[Start of Source data]

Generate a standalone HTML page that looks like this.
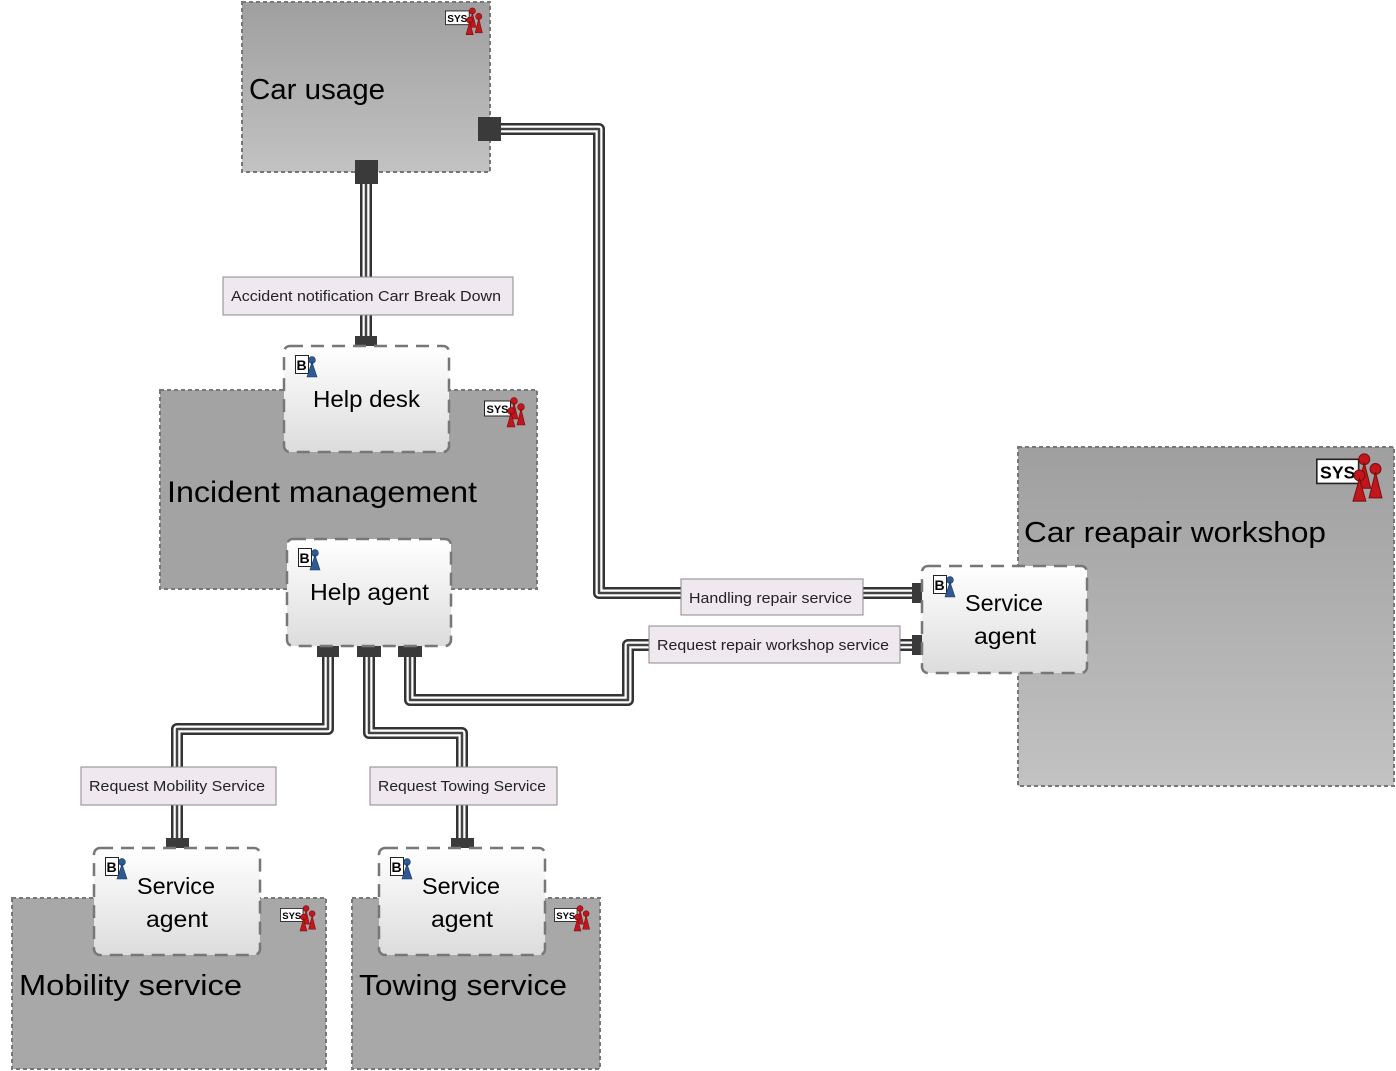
<!DOCTYPE html>
<html><head><meta charset="utf-8"><style>
html,body{margin:0;padding:0;background:#fff;}
svg{display:block;font-family:"Liberation Sans",sans-serif;}
</style></head><body>
<svg width="1396" height="1071" viewBox="0 0 1396 1071" xmlns="http://www.w3.org/2000/svg">
<defs>
<linearGradient id="sysg" x1="0" y1="0" x2="0" y2="1"><stop offset="0" stop-color="#9f9f9f"/><stop offset="1" stop-color="#c2c2c2"/></linearGradient>
<linearGradient id="bg" x1="0" y1="0" x2="0" y2="1"><stop offset="0" stop-color="#ffffff"/><stop offset="1" stop-color="#dcdcdc"/></linearGradient>
<symbol id="sys" viewBox="0 0 46 30" overflow="visible">
<rect x="0.5" y="4" width="26" height="15" fill="#fff" stroke="#222" stroke-width="1"/>
<text x="2.5" y="16" font-size="11" font-weight="bold" fill="#000">SYS</text>
<g fill="#c0161c" stroke="#7a0a0c" stroke-width="0.6">
<circle cx="30" cy="4" r="3.4"/><path d="M30 6 L26 22 L34 22 Z"/>
<circle cx="37" cy="10" r="3.4"/><path d="M37 12 L33 28 L41 28 Z"/>
<circle cx="27" cy="14" r="3.4"/><path d="M27 16 L23 30 L31 30 Z"/>
</g>
</symbol>
<symbol id="bi" viewBox="0 0 26 24" overflow="visible">
<rect x="0.5" y="0.5" width="13" height="18" fill="#fff" stroke="#222" stroke-width="1"/>
<text x="1.5" y="15" font-size="14" font-weight="bold" fill="#000">B</text>
<g fill="#2d5b94" stroke="#17355e" stroke-width="0.6"><circle cx="17" cy="5" r="3.4"/><path d="M17 7 L12 22 L22 22 Z"/></g>
</symbol>
</defs>

<rect x="242" y="2" width="248" height="170" fill="url(#sysg)" stroke="#777" stroke-width="2" stroke-dasharray="4,3"/>
<text x="249" y="99" font-size="29" fill="#000" textLength="136" lengthAdjust="spacingAndGlyphs">Car usage</text>
<use href="#sys" x="445" y="7" width="42" height="28"/>

<rect x="160" y="390" width="377" height="199" fill="#a3a3a3" stroke="#777" stroke-width="2" stroke-dasharray="4,3"/>
<text x="167" y="502" font-size="30" fill="#000" textLength="310" lengthAdjust="spacingAndGlyphs">Incident management</text>
<use href="#sys" x="484" y="397" width="46" height="30"/>

<rect x="1018" y="447" width="376" height="339" fill="url(#sysg)" stroke="#777" stroke-width="2" stroke-dasharray="4,3"/>
<text x="1024" y="542" font-size="29" fill="#000" textLength="302" lengthAdjust="spacingAndGlyphs">Car reapair workshop</text>
<use href="#sys" x="1316" y="452" width="74" height="50"/>

<rect x="12" y="898" width="314" height="171" fill="#a8a8a8" stroke="#777" stroke-width="2" stroke-dasharray="4,3"/>
<text x="19" y="995" font-size="29" fill="#000" textLength="223" lengthAdjust="spacingAndGlyphs">Mobility service</text>
<use href="#sys" x="280" y="905" width="40" height="26"/>

<rect x="352" y="898" width="248" height="171" fill="#a8a8a8" stroke="#777" stroke-width="2" stroke-dasharray="4,3"/>
<text x="359" y="995" font-size="29" fill="#000" textLength="208" lengthAdjust="spacingAndGlyphs">Towing service</text>
<use href="#sys" x="554" y="905" width="40" height="26"/>

<g fill="none" stroke-linejoin="round">
<g stroke="#333" stroke-width="12">
<path d="M366 172 V342"/>
<path d="M490 129 H599 V593 H918"/>
<path d="M328 652 V729 H177 V842"/>
<path d="M369 652 V733 H462 V842"/>
<path d="M410 652 V700 H628 V645 H918"/>
</g>
<g stroke="#fff" stroke-width="7">
<path d="M366 172 V342"/>
<path d="M490 129 H599 V593 H918"/>
<path d="M328 652 V729 H177 V842"/>
<path d="M369 652 V733 H462 V842"/>
<path d="M410 652 V700 H628 V645 H918"/>
</g>
<g stroke="#444" stroke-width="2.5">
<path d="M366 172 V342"/>
<path d="M490 129 H599 V593 H918"/>
<path d="M328 652 V729 H177 V842"/>
<path d="M369 652 V733 H462 V842"/>
<path d="M410 652 V700 H628 V645 H918"/>
</g>
</g>

<g fill="#3a3a3a">
<rect x="355" y="160" width="23" height="24"/>
<rect x="478" y="117" width="23" height="24"/>
<rect x="355" y="336" width="22" height="10"/>
<rect x="317" y="646" width="22" height="11"/>
<rect x="357" y="646" width="24" height="11"/>
<rect x="398" y="646" width="24" height="11"/>
<rect x="166" y="838" width="23" height="10"/>
<rect x="451" y="838" width="23" height="10"/>
<rect x="912" y="583" width="10" height="20"/>
<rect x="912" y="635" width="10" height="20"/>
</g>

<g font-size="15" fill="#222">
<rect x="223" y="277" width="290" height="38" fill="#efe9ef" stroke="#888"/>
<text x="231" y="301" textLength="270" lengthAdjust="spacingAndGlyphs">Accident notification Carr Break Down</text>
<rect x="681" y="579" width="182" height="36" fill="#efe9ef" stroke="#888"/>
<text x="689" y="603" textLength="163" lengthAdjust="spacingAndGlyphs">Handling repair service</text>
<rect x="649" y="626" width="251" height="37" fill="#efe9ef" stroke="#888"/>
<text x="657" y="650" textLength="232" lengthAdjust="spacingAndGlyphs">Request repair workshop service</text>
<rect x="81" y="767" width="195" height="38" fill="#efe9ef" stroke="#888"/>
<text x="89" y="791" textLength="176" lengthAdjust="spacingAndGlyphs">Request Mobility Service</text>
<rect x="370" y="767" width="187" height="38" fill="#efe9ef" stroke="#888"/>
<text x="378" y="791" textLength="168" lengthAdjust="spacingAndGlyphs">Request Towing Service</text>
</g>

<g stroke="#777" stroke-width="2.5" stroke-dasharray="13,8" fill="url(#bg)">
<rect x="284" y="346" width="165" height="106" rx="6"/>
<rect x="287" y="539" width="164" height="107" rx="6"/>
<rect x="922" y="566" width="165" height="107" rx="6"/>
<rect x="94" y="848" width="166" height="107" rx="6"/>
<rect x="379" y="848" width="166" height="107" rx="6"/>
</g>
<use href="#bi" x="295" y="355" width="26" height="24"/>
<use href="#bi" x="298" y="548" width="26" height="24"/>
<use href="#bi" x="933" y="575" width="26" height="24"/>
<use href="#bi" x="105" y="857" width="26" height="24"/>
<use href="#bi" x="390" y="857" width="26" height="24"/>
<g font-size="23" fill="#000">
<text x="313" y="407" textLength="107" lengthAdjust="spacingAndGlyphs">Help desk</text>
<text x="310" y="600" textLength="119" lengthAdjust="spacingAndGlyphs">Help agent</text>
<text x="965" y="611" textLength="78" lengthAdjust="spacingAndGlyphs">Service</text>
<text x="974" y="644" textLength="62" lengthAdjust="spacingAndGlyphs">agent</text>
<text x="137" y="894" textLength="78" lengthAdjust="spacingAndGlyphs">Service</text>
<text x="146" y="927" textLength="62" lengthAdjust="spacingAndGlyphs">agent</text>
<text x="422" y="894" textLength="78" lengthAdjust="spacingAndGlyphs">Service</text>
<text x="431" y="927" textLength="62" lengthAdjust="spacingAndGlyphs">agent</text>
</g>
</svg>
</body></html>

[End of Source data]

*The request*
Extract all the data above exactly, excluding every picture.

*Full output*
Generate a standalone HTML page that looks like this.
<!DOCTYPE html>
<html><head><meta charset="utf-8"><style>
html,body{margin:0;padding:0;background:#fff;}
svg{display:block;font-family:"Liberation Sans",sans-serif;}
</style></head><body>
<svg width="1396" height="1071" viewBox="0 0 1396 1071" xmlns="http://www.w3.org/2000/svg">
<defs>
<linearGradient id="sysg" x1="0" y1="0" x2="0" y2="1"><stop offset="0" stop-color="#9f9f9f"/><stop offset="1" stop-color="#c2c2c2"/></linearGradient>
<linearGradient id="bg" x1="0" y1="0" x2="0" y2="1"><stop offset="0" stop-color="#ffffff"/><stop offset="1" stop-color="#dcdcdc"/></linearGradient>
<symbol id="sys" viewBox="0 0 46 30" overflow="visible">
<rect x="0.5" y="4" width="26" height="15" fill="#fff" stroke="#222" stroke-width="1"/>
<text x="2.5" y="16" font-size="11" font-weight="bold" fill="#000">SYS</text>
<g fill="#c0161c" stroke="#7a0a0c" stroke-width="0.6">
<circle cx="30" cy="4" r="3.4"/><path d="M30 6 L26 22 L34 22 Z"/>
<circle cx="37" cy="10" r="3.4"/><path d="M37 12 L33 28 L41 28 Z"/>
<circle cx="27" cy="14" r="3.4"/><path d="M27 16 L23 30 L31 30 Z"/>
</g>
</symbol>
<symbol id="bi" viewBox="0 0 26 24" overflow="visible">
<rect x="0.5" y="0.5" width="13" height="18" fill="#fff" stroke="#222" stroke-width="1"/>
<text x="1.5" y="15" font-size="14" font-weight="bold" fill="#000">B</text>
<g fill="#2d5b94" stroke="#17355e" stroke-width="0.6"><circle cx="17" cy="5" r="3.4"/><path d="M17 7 L12 22 L22 22 Z"/></g>
</symbol>
</defs>

<rect x="242" y="2" width="248" height="170" fill="url(#sysg)" stroke="#777" stroke-width="2" stroke-dasharray="4,3"/>
<text x="249" y="99" font-size="29" fill="#000" textLength="136" lengthAdjust="spacingAndGlyphs">Car usage</text>
<use href="#sys" x="445" y="7" width="42" height="28"/>

<rect x="160" y="390" width="377" height="199" fill="#a3a3a3" stroke="#777" stroke-width="2" stroke-dasharray="4,3"/>
<text x="167" y="502" font-size="30" fill="#000" textLength="310" lengthAdjust="spacingAndGlyphs">Incident management</text>
<use href="#sys" x="484" y="397" width="46" height="30"/>

<rect x="1018" y="447" width="376" height="339" fill="url(#sysg)" stroke="#777" stroke-width="2" stroke-dasharray="4,3"/>
<text x="1024" y="542" font-size="29" fill="#000" textLength="302" lengthAdjust="spacingAndGlyphs">Car reapair workshop</text>
<use href="#sys" x="1316" y="452" width="74" height="50"/>

<rect x="12" y="898" width="314" height="171" fill="#a8a8a8" stroke="#777" stroke-width="2" stroke-dasharray="4,3"/>
<text x="19" y="995" font-size="29" fill="#000" textLength="223" lengthAdjust="spacingAndGlyphs">Mobility service</text>
<use href="#sys" x="280" y="905" width="40" height="26"/>

<rect x="352" y="898" width="248" height="171" fill="#a8a8a8" stroke="#777" stroke-width="2" stroke-dasharray="4,3"/>
<text x="359" y="995" font-size="29" fill="#000" textLength="208" lengthAdjust="spacingAndGlyphs">Towing service</text>
<use href="#sys" x="554" y="905" width="40" height="26"/>

<g fill="none" stroke-linejoin="round">
<g stroke="#333" stroke-width="12">
<path d="M366 172 V342"/>
<path d="M490 129 H599 V593 H918"/>
<path d="M328 652 V729 H177 V842"/>
<path d="M369 652 V733 H462 V842"/>
<path d="M410 652 V700 H628 V645 H918"/>
</g>
<g stroke="#fff" stroke-width="7">
<path d="M366 172 V342"/>
<path d="M490 129 H599 V593 H918"/>
<path d="M328 652 V729 H177 V842"/>
<path d="M369 652 V733 H462 V842"/>
<path d="M410 652 V700 H628 V645 H918"/>
</g>
<g stroke="#444" stroke-width="2.5">
<path d="M366 172 V342"/>
<path d="M490 129 H599 V593 H918"/>
<path d="M328 652 V729 H177 V842"/>
<path d="M369 652 V733 H462 V842"/>
<path d="M410 652 V700 H628 V645 H918"/>
</g>
</g>

<g fill="#3a3a3a">
<rect x="355" y="160" width="23" height="24"/>
<rect x="478" y="117" width="23" height="24"/>
<rect x="355" y="336" width="22" height="10"/>
<rect x="317" y="646" width="22" height="11"/>
<rect x="357" y="646" width="24" height="11"/>
<rect x="398" y="646" width="24" height="11"/>
<rect x="166" y="838" width="23" height="10"/>
<rect x="451" y="838" width="23" height="10"/>
<rect x="912" y="583" width="10" height="20"/>
<rect x="912" y="635" width="10" height="20"/>
</g>

<g font-size="15" fill="#222">
<rect x="223" y="277" width="290" height="38" fill="#efe9ef" stroke="#888"/>
<text x="231" y="301" textLength="270" lengthAdjust="spacingAndGlyphs">Accident notification Carr Break Down</text>
<rect x="681" y="579" width="182" height="36" fill="#efe9ef" stroke="#888"/>
<text x="689" y="603" textLength="163" lengthAdjust="spacingAndGlyphs">Handling repair service</text>
<rect x="649" y="626" width="251" height="37" fill="#efe9ef" stroke="#888"/>
<text x="657" y="650" textLength="232" lengthAdjust="spacingAndGlyphs">Request repair workshop service</text>
<rect x="81" y="767" width="195" height="38" fill="#efe9ef" stroke="#888"/>
<text x="89" y="791" textLength="176" lengthAdjust="spacingAndGlyphs">Request Mobility Service</text>
<rect x="370" y="767" width="187" height="38" fill="#efe9ef" stroke="#888"/>
<text x="378" y="791" textLength="168" lengthAdjust="spacingAndGlyphs">Request Towing Service</text>
</g>

<g stroke="#777" stroke-width="2.5" stroke-dasharray="13,8" fill="url(#bg)">
<rect x="284" y="346" width="165" height="106" rx="6"/>
<rect x="287" y="539" width="164" height="107" rx="6"/>
<rect x="922" y="566" width="165" height="107" rx="6"/>
<rect x="94" y="848" width="166" height="107" rx="6"/>
<rect x="379" y="848" width="166" height="107" rx="6"/>
</g>
<use href="#bi" x="295" y="355" width="26" height="24"/>
<use href="#bi" x="298" y="548" width="26" height="24"/>
<use href="#bi" x="933" y="575" width="26" height="24"/>
<use href="#bi" x="105" y="857" width="26" height="24"/>
<use href="#bi" x="390" y="857" width="26" height="24"/>
<g font-size="23" fill="#000">
<text x="313" y="407" textLength="107" lengthAdjust="spacingAndGlyphs">Help desk</text>
<text x="310" y="600" textLength="119" lengthAdjust="spacingAndGlyphs">Help agent</text>
<text x="965" y="611" textLength="78" lengthAdjust="spacingAndGlyphs">Service</text>
<text x="974" y="644" textLength="62" lengthAdjust="spacingAndGlyphs">agent</text>
<text x="137" y="894" textLength="78" lengthAdjust="spacingAndGlyphs">Service</text>
<text x="146" y="927" textLength="62" lengthAdjust="spacingAndGlyphs">agent</text>
<text x="422" y="894" textLength="78" lengthAdjust="spacingAndGlyphs">Service</text>
<text x="431" y="927" textLength="62" lengthAdjust="spacingAndGlyphs">agent</text>
</g>
</svg>
</body></html>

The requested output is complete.